# Need advice: jobs involving computers



## Korki Buchek (Mar 3, 2007)

Hello, I'm about to be a Senior in high school so it's about time I start thinking about what college I want to go to and what I plan on majoring in. I've always liked working with computers and I have a fairly good knowledge of computers and how they work as well as other aspects of computers (although not to the extent that I'm sure some people here have) and I would like to narrow down my knowledge to 1 area... but I'm not sure what.

I'm not very interested or confident in majoring in something like Computer Science or Computer Engineering, since those are both very math heavy majors it seems... math isn't my weak point, but it isn't my strong point either. To put it simply, I can't see myself taking upper-level calculus classes and passing with flying colors.

I was thinking of perhaps something in the Computer Networking or Securities field... however there seem to be so many different areas of those fields I'm not quite sure what's what.
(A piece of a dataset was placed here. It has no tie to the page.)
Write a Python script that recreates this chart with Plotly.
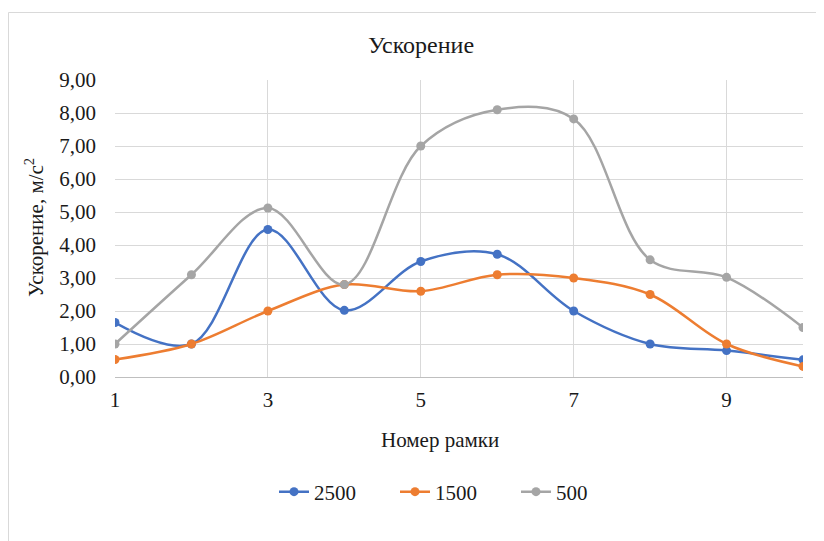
import plotly.graph_objects as go

frames = [1, 2, 3, 4, 5, 6, 7, 8, 9, 10]
s2500 = [1.65, 1.0, 4.47, 2.02, 3.5, 3.72, 2.0, 1.0, 0.8, 0.52]
s1500 = [0.53, 1.0, 2.0, 2.8, 2.6, 3.1, 3.0, 2.5, 1.0, 0.32]
s500 = [1.0, 3.1, 5.12, 2.8, 7.0, 8.1, 7.82, 3.55, 3.02, 1.5]
series_names = ["2500", "1500", "500"]
colors = ["#4472C4", "#ED7D31", "#A5A5A5"]

# page has an 8px body margin; work in figure coordinates (page - 8)
OFF = 8
W, H = 816, 533
L, R, T, B = 115 - OFF, 803 - OFF, 80 - OFF, 377 - OFF
pw, ph = R - L, B - T


def px(x):
    return (x - OFF - L) / pw


def py(y):
    return (B - (y - OFF)) / ph


fig = go.Figure()
for name, vals, c in zip(series_names, [s2500, s1500, s500], colors):
    fig.add_trace(go.Scatter(
        x=frames, y=vals, name=name, mode="lines+markers",
        line=dict(color=c, width=2.5, shape="spline", smoothing=1.0),
        marker=dict(color=c, size=9),
    ))

font_family = "Liberation Serif, Times New Roman, serif"
txt = "#1a1a1a"

fig.update_layout(
    width=W, height=H,
    margin=dict(l=L, r=W - R, t=T, b=H - B),
    paper_bgcolor="white", plot_bgcolor="white",
    separators=", ",
    font=dict(family=font_family, size=21, color=txt),
    title=dict(text="Ускорение", x=(421 - OFF) / W, xanchor="center",
               y=1 - (45 - OFF) / H, yanchor="middle",
               font=dict(family=font_family, size=24, color=txt)),
    showlegend=True,
    legend=dict(orientation="h", x=px(274), xanchor="left",
                y=py(492), yanchor="middle",
                font=dict(family=font_family, size=21, color=txt),
                entrywidth=76, entrywidthmode="pixels"),
    xaxis=dict(range=[1, 10], tick0=1, dtick=2, showgrid=True,
               gridcolor="#D9D9D9", gridwidth=1, zeroline=False,
               showline=True, linecolor="#BFBFBF", linewidth=1,
               ticks="", tickfont=dict(size=21, color=txt),
               ticklabelstandoff=4),
    yaxis=dict(range=[0, 9], dtick=1, tickformat=".2f", showgrid=True,
               gridcolor="#D9D9D9", gridwidth=1, zeroline=False,
               showline=False, ticks="", tickfont=dict(size=21, color=txt),
               ticklabelstandoff=18),
    annotations=[
        dict(text="Номер рамки", xref="paper", yref="paper",
             x=px(440), y=py(440), xanchor="center", yanchor="middle",
             showarrow=False, font=dict(family=font_family, size=21, color=txt)),
        dict(text="Ускорение, м/с<sup>2</sup>", xref="paper", yref="paper",
             x=px(34), y=py(228), xanchor="center", yanchor="middle",
             textangle=-90, showarrow=False,
             font=dict(family=font_family, size=21, color=txt)),
    ],
    shapes=[
        dict(type="rect", xref="paper", yref="paper",
             x0=px(8.5), x1=px(845),
             y0=py(570), y1=py(12.5),
             line=dict(color="#D9D9D9", width=1), layer="below"),
    ],
)

fig.write_html("out.html")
I don't really have any kind of experience with networking right now, however next year I am taking an introductory class to networking that my school offers, so I can always see how much I enjoy it (I have taken 3 different programming classes that my high school offers, all which involved programing in BASIC, VisualBASIC and Java, and to be honest I'm not a very good programmer, it certainly isn't something I would want to make a career of).

I'm also not sure how difficult the Computer Networking / Securities field is either... I'm always up for a challenge, however I don't want it to be anything "over my head" that I fear Computer Science/Engineering would be.
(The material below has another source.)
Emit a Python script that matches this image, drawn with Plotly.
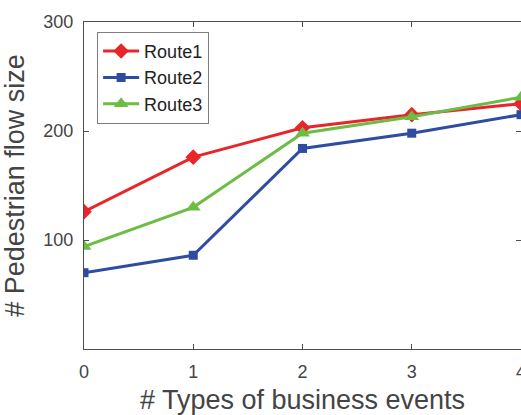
import plotly.graph_objects as go

# Number of business-event types on the x axis
event_types = [0, 1, 2, 3, 4]

# Pedestrian flow size per route
route1 = [126, 176, 203, 215, 225]
route2 = [70, 86, 184, 198, 215]
route3 = [94, 130, 198, 213, 231]

y_ticks = [100, 200, 300]

series = [
    ("Route1", route1, "#E8252B", "diamond", 12),
    ("Route2", route2, "#2F4DA0", "square", 9),
    ("Route3", route3, "#6CBD45", "triangle-up", 13),
]

fig = go.Figure()
for name, values, color, symbol, size in series:
    fig.add_trace(go.Scatter(
        x=event_types, y=values, name=name, mode="lines+markers",
        line=dict(color=color, width=3),
        marker=dict(symbol=symbol, size=size, color=color,
                    line=dict(width=0)),
        cliponaxis=True,
    ))

# invisible trace on a right-hand axis so the right side carries tick marks
fig.add_trace(go.Scatter(x=[0], y=[0], yaxis="y2", showlegend=False,
                         hoverinfo="skip", mode="markers",
                         marker=dict(opacity=0)))

axis_color = "#4d4d4d"
text_color = "#444444"
font_family = "Liberation Sans, Arial, sans-serif"

fig.update_layout(
    width=521, height=415,
    margin=dict(l=84, r=0, t=22, b=66, autoexpand=False),
    paper_bgcolor="white", plot_bgcolor="white",
    font=dict(family=font_family, color=text_color, size=18),
    showlegend=True,
    legend=dict(
        x=0.03, y=0.97, xanchor="left", yanchor="top",
        bgcolor="white", bordercolor="#7f7f7f", borderwidth=1,
        font=dict(size=18, color="#222222"),
        tracegroupgap=0, itemwidth=36,
    ),
    xaxis=dict(
        range=[0, 4], tickvals=event_types,
        ticks="inside", ticklen=5, tickcolor=axis_color,
        showline=True, linecolor=axis_color, linewidth=1, mirror="ticks",
        showgrid=False, zeroline=False, automargin=False,
        ticklabeloverflow="allow", ticklabelstandoff=6,
        tickfont=dict(size=18, color=text_color),
        title=dict(text="# Types of business events", standoff=16,
                   font=dict(size=27, color=text_color)),
    ),
    yaxis=dict(
        range=[0, 300], tickvals=y_ticks,
        ticks="inside", ticklen=5, tickcolor=axis_color,
        showline=True, linecolor=axis_color, linewidth=1, mirror=False,
        showgrid=False, zeroline=False, automargin=False,
        ticklabelstandoff=6,
        tickfont=dict(size=18, color=text_color),
        title=dict(text="# Pedestrian flow size", standoff=10,
                   font=dict(size=27, color=text_color)),
    ),
    yaxis2=dict(
        overlaying="y", side="right", matches="y",
        range=[0, 300], tickvals=y_ticks,
        ticks="inside", ticklen=5, tickcolor=axis_color,
        showticklabels=False, showline=False, automargin=False,
        showgrid=False, zeroline=False,
    ),
)

fig.write_html("out.html")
So does anyone here have any advice for me? It would be greatly appreciated, since I need to start narrowing down my choices :]


----------



## 95five-0 (Dec 7, 2004)

I started out as a Computer Science major then I decided I did not want to program all day so I changed to Computer Engineering. Before I even started that program I started working as an IS Tech. Now I am studying MIS. I really like it because it give you more than just computers and math. The best way to put it is it is a hybrid of computer science and a business degree. Personally I have learned more taking business classes than computer classes. That and I only had to take two calculus classes.


----------